Up here in the gentle valleys of the South Pennines folk like to think life travels at a different pace. It's not that we do things differently - it all seems much the same most of the time - but that views are held more firmly, more definitely than down there in the City's bright lights. There are still fights in the pub on Saturday nights but you see the same two lads drinking together on Sunday as if nothing untoward had taken place.
I'm a long term visitor in these parts (not being from 'round here') and have been trying to give a voice to Cullingworth people - and the good residents of the other villages that make up Bingley Rural - since 1995 when I first sneaked onto Bradford Council by just 15 votes. Since returning to live in the village just before Christmas 2004, I got still closer to the locals and have come to share their anger at the way we're treated by public authorities, politicians and those poor deluded fools who think city life is mighty fine.
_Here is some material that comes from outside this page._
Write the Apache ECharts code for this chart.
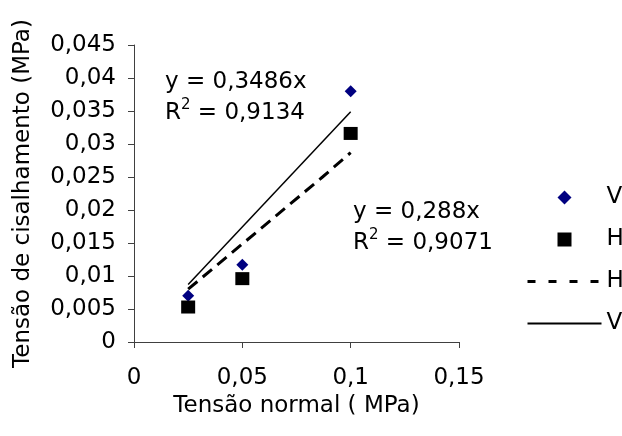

Representing these villages isn't as simple as some think - "defend the green belt" some cry! But what about the farmer who wants to get better use from old stone buildings? "No more house building cry others"! Without asking where the sons and daughters of Cullingworth people are going to live when thet grow up and want to live somewhere, raise a family and contribute to the continuation of the village as a real place rather than a dormitory. "Close down those noisy, smelly or unsightly businesses" is another call made without thinking of the consequences.
People complain that the pubs are closing but never use them. That young people are badly behaved but campaign against encouraging those youngsters to use the rec. And that people should not be allowed to do something or other because it's against some planning rule or other.
If this first post is about setting the tone, I would like you (assuming vainly that there is a you reading this) appreciate that keeping Cullingworth - and thousands of other great villages across England - is not about rules, banning things, employing enforcement officers, beefing up the strategic planning infrastructure or any of those grandiloquent wonderments so beloved of us politicians. It's about allowing people to rub along together, to row and fight, to sulk in the corner, to cry, to sing, to smile. Allowing people to make the place without interference from bureaucrats, experts and the paraphenalia of modern intrusive government.